The 217 advisors from 161 RIA firms attending the TD Ameritrade Institutional regional conference in Southern California on Tuesday heard TD Ameritrade CEO Fred Tomczyk and TDAI President Tom Nally provide their views of the challenges and opportunities facing advisors.
In the opening session of the gathering in Dana Point, Calif., Nally reported that RIAs continue to take away market share of high-net-worth investors from the wirehouses, citing Cerulli estimates that wirehouses' share of the HNW investor will drop from 45% in 2011 to 34% by 2014. He also argued that those HNW clients are choosing RIAs because of the fiduciary standard, but expressed misgivings that the SEC might impose a watered-down fiduciary standard on all advice givers, which would be a net competitive loss for RIAs who operate under a '40 Act fiduciary standard.

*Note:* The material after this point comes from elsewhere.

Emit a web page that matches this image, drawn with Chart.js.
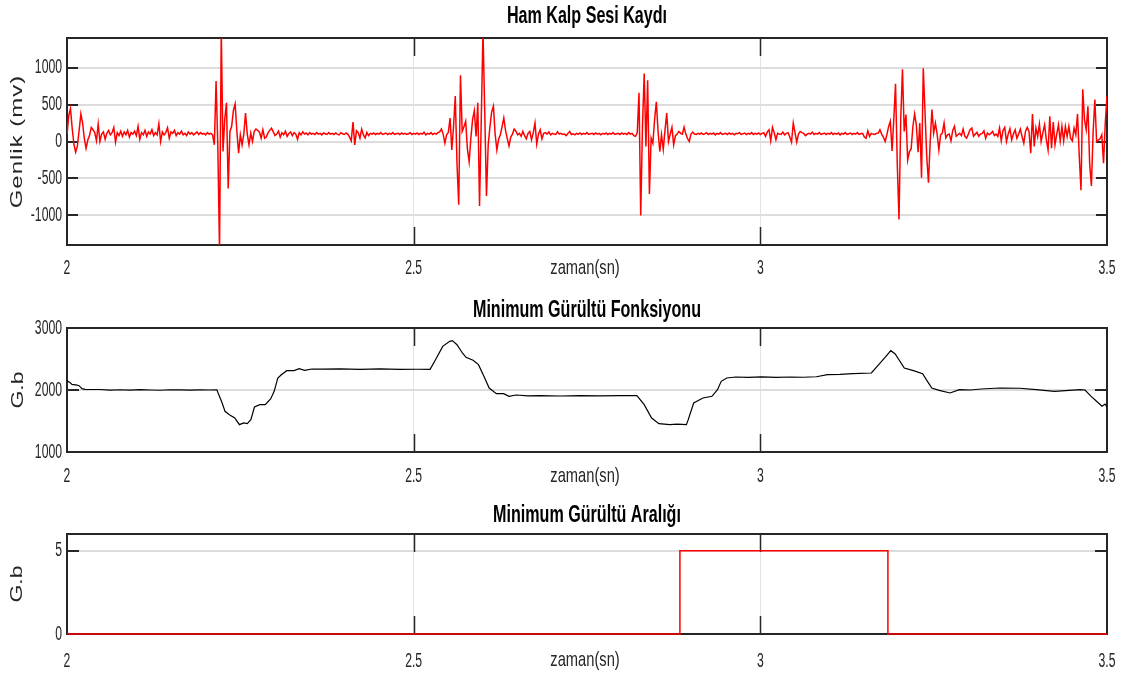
<!DOCTYPE html>
<html>
<head>
<meta charset="utf-8">
<script src="https://cdn.jsdelivr.net/npm/chart.js@4.4.1/dist/chart.umd.min.js"></script>
<style>
  html, body { margin: 0; padding: 0; background: #fff; }
  #wrap { position: relative; width: 1131px; height: 678px; overflow: hidden; }
  canvas { position: absolute; left: 0; }
</style>
</head>
<body>
<div id="wrap">
  <canvas id="raw" width="1131" height="285" style="top:0px"></canvas>
  <canvas id="noise" width="1131" height="205" style="top:285px"></canvas>
  <canvas id="range" width="1131" height="188" style="top:490px"></canvas>
</div>
<script>
// ---- time axis shared by the three panels ----
const startTime = 2;          // s
const sampleRate = 400;       // Hz, raw recording
const xTicks = [2, 2.5, 3, 3.5];

// ---- raw heart sound recording (mV), one value per sample ----
const rawMv = [
  91, 350, 445, 180, -40, -145, -60, 150, 373, 250,
  40, -91, 20, 80, 190, 160, 120, 10, 236, 0,
  100, 130, 30, 110, 150, 90, 120, 190, -10, 120,
  80, 140, 70, 130, 90, 150, 60, 120, 100, 140,
  80, 205, 30, 120, 90, 150, 70, 130, 100, 160,
  80, 120, 90, 240, 0, 130, 90, 120, 185, 45,
  130, 110, 150, 80, 120, 100, 140, 90, 110, 80,
  130, 100, 120, 90, 110, 130, 95, 120, 100, 110,
  90, 120, 100, 110, 90, -45, 818, -45, -1480, 1500,
  -136, 300, 523, -636, 136, 205, 420, 509, 140, -159,
  91, -45, 100, 386, 100, -45, 114, 0, 136, 168,
  150, 130, 45, 160, 45, 60, 120, 150, 180, 130,
  80, 100, 140, 60, 120, 90, 140, 70, 110, 130,
  80, 120, 100, 30, 120, 90, 130, 100, 115, 90,
  120, 100, 110, 95, 120, 100, 110, 90, 115, 105,
  95, 120, 100, 110, 95, 115, 100, 90, 120, 105,
  95, 115, 100, 60, 9, 264, -45, 145, 120, 45,
  168, 90, 50, 123, 80, 110, 100, 115, 95, 110,
  100, 120, 95, 105, 115, 95, 110, 100, 120, 95,
  105, 110, 95, 115, 100, 110, 95, 105, 120, 95,
  110, 100, 115, 95, 110, 100, 125, 90, 110, 100,
  120, 95, 110, 100, 120, 130, 168, 100, -23, 90,
  123, 318, -114, 200, 614, -300, -855, 895, 136, 200,
  273, -100, -273, 45, 300, 418, 68, 523, -873, 300,
  1500, 400, -736, -45, 200, 400, 477, 100, -114, 30,
  91, 200, 318, 150, 40, -59, 60, 100, 168, 140,
  90, 110, 70, 136, 80, 36, 110, 136, 23, 120,
  250, -36, 100, 159, 36, 110, 120, 100, 130, 90,
  110, 100, 95, 130, 100, 110, 95, 100, 80, 110,
  136, 95, 105, 90, 110, 100, 115, 95, 110, 100,
  120, 95, 105, 110, 95, 115, 100, 110, 90, 110,
  100, 115, 95, 110, 100, 120, 95, 105, 110, 95,
  115, 100, 110, 95, 120, 100, 110, 80, 70, 120,
  659, -1000, 200, 918, -68, 827, -709, 45, -23, 300,
  536, 136, -136, 91, -105, 150, 386, 0, 100, 191,
  -45, 80, 100, 136, 110, 100, 195, 100, 40, 0,
  100, 127, 100, 95, 110, 100, 115, 95, 105, 120,
  95, 110, 100, 115, 90, 110, 100, 120, 95, 105,
  110, 95, 115, 100, 110, 90, 110, 105, 120, 95,
  105, 115, 95, 110, 100, 120, 95, 110, 100, 115,
  95, 110, 120, 70, 130, 159, 9, 191, 120, 23,
  110, 100, 95, 127, 90, 110, 120, 60, -9, 250,
  120, -9, 100, 136, 120, 110, 80, 100, 110, 100,
  127, 95, 110, 100, 120, 95, 105, 115, 95, 110,
  100, 120, 95, 110, 100, 115, 90, 110, 100, 120,
  95, 105, 115, 95, 110, 100, 120, 95, 105, 110,
  60, 45, 145, 70, 110, 100, 95, 110, 114, 159,
  100, 60, 0, 91, 200, 273, -127, 300, 782, -300,
  -1055, 300, 977, 136, 364, -250, -136, -100, 200, 373,
  227, -145, 250, -491, 991, 400, -200, -559, 0, 432,
  114, 250, 100, -114, 91, 114, 250, 50, 91, 100,
  9, 150, 205, 70, 91, 110, 80, 168, 70, 45,
  100, 160, 182, 70, 100, 123, 70, 100, 110, 145,
  45, 114, 91, 110, 136, 80, 100, 68, 182, 9,
  150, 191, 0, 100, 173, 23, 100, 159, 45, 100,
  168, 68, -23, 140, 191, 136, -159, 373, -68, 182,
  68, 236, 0, 120, 227, 23, -114, 341, -91, 264,
  -45, 100, 227, 9, 205, 9, 205, 68, 205, 45,
  9, 182, 91, 373, -200, -659, 705, 300, 159, 477,
  -300, -600, 136, 568, 0, 20, 36, 91, -295, 250,
  614
];
const rawTicks = [-1000, -500, 0, 500, 1000];

// ---- minimum noise function ----
const noiseTime = [
  2.0000, 2.0043, 2.0072, 2.0144, 2.0173, 2.0216, 2.0260, 2.0476, 2.0620, 2.0764,
  2.0908, 2.1053, 2.1197, 2.1341, 2.1486, 2.1630, 2.1774, 2.1918, 2.2050, 2.2161,
  2.2238, 2.2279, 2.2342, 2.2420, 2.2487, 2.2549, 2.2600, 2.2652, 2.2704, 2.2782,
  2.2859, 2.2937, 2.2988, 2.3040, 2.3092, 2.3169, 2.3273, 2.3350, 2.3428, 2.3531,
  2.3687, 2.3938, 2.4226, 2.4514, 2.4803, 2.5050, 2.5237, 2.5315, 2.5419, 2.5521,
  2.5557, 2.5625, 2.5703, 2.5755, 2.5857, 2.5935, 2.6013, 2.6089, 2.6193, 2.6297,
  2.6375, 2.6477, 2.6650, 2.6822, 2.7111, 2.7399, 2.7688, 2.7976, 2.8220, 2.8325,
  2.8432, 2.8537, 2.8696, 2.8801, 2.8934, 2.8960, 2.9039, 2.9172, 2.9303, 2.9382,
  2.9436, 2.9515, 2.9646, 2.9830, 3.0017, 3.0230, 3.0428, 3.0620, 3.0809, 3.0967,
  3.1150, 3.1336, 3.1602, 3.1707, 3.1812, 3.1882, 3.1945, 3.2076, 3.2209, 3.2341,
  3.2394, 3.2473, 3.2579, 3.2737, 3.2870, 3.3030, 3.3186, 3.3451, 3.3745, 3.3979,
  3.4243, 3.4612, 3.4683, 3.4771, 3.4877, 3.4929, 3.4971, 3.5000
];
const noiseLevel = [
  2150, 2120, 2090, 2080, 2070, 2022, 2010, 2008, 1998, 2004,
  1997, 2005, 2000, 1996, 2004, 2001, 1997, 2003, 2000, 2002,
  1790, 1656, 1600, 1548, 1441, 1468, 1457, 1522, 1726, 1763,
  1763, 1855, 1978, 2194, 2247, 2312, 2312, 2344, 2317, 2339,
  2336, 2342, 2334, 2340, 2333, 2335, 2332, 2489, 2704, 2785,
  2796, 2731, 2597, 2527, 2479, 2409, 2220, 2032, 1941, 1941,
  1898, 1919, 1905, 1910, 1903, 1909, 1904, 1910, 1908, 1763,
  1548, 1457, 1441, 1448, 1441, 1522, 1790, 1871, 1898, 2005,
  2140, 2194, 2210, 2205, 2212, 2204, 2210, 2206, 2214, 2247,
  2252, 2263, 2274, 2409, 2543, 2634, 2581, 2355, 2312, 2263,
  2167, 2032, 1995, 1952, 2005, 2000, 2016, 2032, 2028, 2005,
  1978, 2005, 2000, 1898, 1790, 1737, 1774, 1726
];
const noiseTicks = [1000, 2000, 3000];

// ---- minimum noise interval (step signal) ----
const rangeTime = [2, 2.884, 3.184, 3.5];
const rangeLevel = [0, 5, 0, 0];
const rangeTicks = [0, 5];

// ---- look ----
const INK = '#262626';
const GRID = '#dcdcdc';
const FONT = '"Liberation Sans", Arial, Helvetica, sans-serif';
const TICK_SQUEEZE = 0.61;   // horizontal squeeze of tick lettering
const TEXT_SQUEEZE = 0.70;   // horizontal squeeze of titles and axis labels

// MATLAB-like axes box, inner tick marks, titles and axis labels
const framePlugin = {
  id: 'frame',
  beforeInit(chart) {
    const ctx = chart.ctx;
    const plain = ctx.fillText.bind(ctx);
    ctx.plainFillText = plain;
    ctx.squeeze = TICK_SQUEEZE;
    ctx.fillText = function (text, x, y, maxWidth) {
      const k = this.squeeze;
      this.save();
      this.translate(x, y);
      this.scale(k, 1);
      if (maxWidth === undefined) plain(text, 0, 0);
      else plain(text, 0, 0, maxWidth / k);
      this.restore();
    };
  },
  beforeDatasetsDraw(chart, args, opts) {
    const { ctx, chartArea: a, scales: { x, y } } = chart;
    ctx.save();
    ctx.strokeStyle = INK;
    ctx.lineWidth = 2;
    ctx.beginPath();
    y.ticks.forEach(t => {
      if (t.value <= y.min || t.value >= y.max) return;
      const py = Math.round(y.getPixelForValue(t.value));
      ctx.moveTo(a.left, py); ctx.lineTo(a.left + opts.yTickLen, py);
      ctx.moveTo(a.right, py); ctx.lineTo(a.right - opts.yTickLen, py);
    });
    ctx.stroke();
    ctx.lineWidth = 1.5;
    ctx.beginPath();
    x.ticks.forEach(t => {
      if (t.value <= x.min || t.value >= x.max) return;
      const px = Math.round(x.getPixelForValue(t.value)) + 0.5;
      ctx.moveTo(px, a.top); ctx.lineTo(px, a.top + opts.xTickLen);
      ctx.moveTo(px, a.bottom); ctx.lineTo(px, a.bottom - opts.xTickLen);
    });
    ctx.stroke();
    ctx.lineWidth = 2;
    ctx.strokeRect(a.left, a.top, a.right - a.left, a.bottom - a.top);
    ctx.restore();
  },
  afterDraw(chart, args, opts) {
    const { ctx, chartArea: a } = chart;
    const cx = (a.left + a.right) / 2;
    ctx.save();
    ctx.squeeze = TEXT_SQUEEZE;
    ctx.textAlign = 'center';
    ctx.textBaseline = 'middle';
    ctx.fillStyle = '#000';
    ctx.font = 'bold 23px ' + FONT;
    ctx.fillText(opts.title, cx, opts.titleY);
    ctx.fillStyle = INK;
    ctx.font = '21px ' + FONT;
    ctx.fillText(opts.xTitle, cx - 2, a.bottom + opts.xTitleDy);
    ctx.translate(opts.yTitleX, (a.top + a.bottom) / 2);
    ctx.scale(TEXT_SQUEEZE, 1);
    ctx.rotate(-Math.PI / 2);
    ctx.font = opts.yTitleSize + 'px ' + FONT;
    ctx.letterSpacing = opts.yTitleSpacing;
    ctx.plainFillText(opts.yTitle, 0, 0);
    ctx.restore();
    ctx.squeeze = TICK_SQUEEZE;
  }
};

const tickFont = { family: FONT, size: 20 };

function makePanel(id, cfg) {
  const edgeColor = (lo, hi, col) => c =>
    (c.tick && (c.tick.value <= lo || c.tick.value >= hi)) ? 'rgba(0,0,0,0)' : col;
  return new Chart(document.getElementById(id), {
    type: 'line',
    data: { datasets: cfg.datasets },
    options: {
      responsive: false,
      animation: false,
      devicePixelRatio: 1,
      events: [],
      layout: { padding: { top: cfg.plotTop, right: 24, bottom: 0, left: 0 } },
      plugins: {
        legend: { display: false },
        tooltip: { enabled: false },
        frame: cfg.frame
      },
      scales: {
        x: {
          type: 'linear',
          min: xTicks[0],
          max: xTicks[xTicks.length - 1],
          afterFit: s => { s.height = cfg.xAxisHeight; s.paddingLeft = 0; s.paddingRight = 0; },
          afterBuildTicks: s => { s.ticks = xTicks.map(v => ({ value: v })); },
          ticks: {
            autoSkip: false, maxRotation: 0, padding: cfg.xLabelPad,
            font: tickFont, color: INK, callback: v => String(v)
          },
          grid: { color: edgeColor(xTicks[0], xTicks[xTicks.length - 1], '#e2e2e2'), lineWidth: 1, drawTicks: false },
          border: { display: false }
        },
        y: {
          type: 'linear',
          min: cfg.yMin,
          max: cfg.yMax,
          afterFit: s => { s.width = 67; s.paddingTop = 0; s.paddingBottom = 0; },
          afterBuildTicks: s => { s.ticks = cfg.yTicks.map(v => ({ value: v })); },
          ticks: { padding: 5, font: tickFont, color: INK, callback: v => String(v) },
          grid: { color: edgeColor(cfg.yMin, cfg.yMax, GRID), lineWidth: 2, drawTicks: false },
          border: { display: false }
        }
      }
    },
    plugins: [framePlugin]
  });
}

makePanel('raw', {
  plotTop: 38, xAxisHeight: 40, xLabelPad: 11,
  yMin: -1400, yMax: 1400, yTicks: rawTicks,
  datasets: [{
    data: rawMv.map((v, i) => ({ x: startTime + i / sampleRate, y: v })),
    borderColor: '#ff0000', borderWidth: 1.5, pointRadius: 0, tension: 0, fill: false
  }],
  frame: {
    title: 'Ham Kalp Sesi Kaydı', titleY: 17,
    xTitle: 'zaman(sn)', xTitleDy: 23,
    yTitle: 'Genlik (mv)', yTitleX: 17, yTitleSize: 24, yTitleSpacing: '1px',
    yTickLen: 11, xTickLen: 18
  }
});

makePanel('noise', {
  plotTop: 43, xAxisHeight: 38, xLabelPad: 12,
  yMin: 1000, yMax: 3000, yTicks: noiseTicks,
  datasets: [{
    data: noiseTime.map((t, i) => ({ x: t, y: noiseLevel[i] })),
    borderColor: '#000000', borderWidth: 1.2, pointRadius: 0, tension: 0, fill: false
  }],
  frame: {
    title: 'Minimum Gürültü Fonksiyonu', titleY: 26,
    xTitle: 'zaman(sn)', xTitleDy: 24,
    yTitle: 'G.b', yTitleX: 19, yTitleSize: 23, yTitleSpacing: '0px',
    yTickLen: 12, xTickLen: 18
  }
});

makePanel('range', {
  plotTop: 44, xAxisHeight: 44, xLabelPad: 15,
  yMin: 0, yMax: 6, yTicks: rangeTicks,
  datasets: [{
    data: rangeTime.map((t, i) => ({ x: t, y: rangeLevel[i] })),
    stepped: 'before', clip: 4,
    borderColor: '#ff0000', borderWidth: 1.5, pointRadius: 0, fill: false
  }],
  frame: {
    title: 'Minimum Gürültü Aralığı', titleY: 26,
    xTitle: 'zaman(sn)', xTitleDy: 26,
    yTitle: 'G.b', yTitleX: 18, yTitleSize: 23, yTitleSpacing: '0px',
    yTickLen: 12, xTickLen: 18
  }
});
</script>
</body>
</html>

In a separate interview later with AdvisorOne, Nally said a watered-down standard could "disarm RIAs," since brokers could say "We're fiduciaries, too, except for these 900 disclosures in six-point type." He said that Mary Schapiro's SEC has "bigger fish to fry" than a fiduciary standard, notably on money-market funds, and that the Dodd-Frank Act doesn't require the SEC to impose such a standard, just conduct a study on the fiduciary standard.
However, Nally (left) argued that "we don't need more regulation; we need enforcement of existing regulations," and returned to a theme he voiced in the opening general session of the conference: that much of the regulation stemming from the financial crisis, notably Dodd-Frank, does not address the underlying causes of the financial crisis.
He acknowledged that most investors are not aware of whether their 'advisor' has a fiduciary obligation to their clients or not, but cited research that when investors are presented with a definition of fiduciary and are given a choice, they overwhelmingly choose a fiduciary relationship. Nally called for a focus on consumer education, but also argued that while "we're all for better investor protection, we can't afford another layer" of expensive and expansive regulation "that will choke small businesses."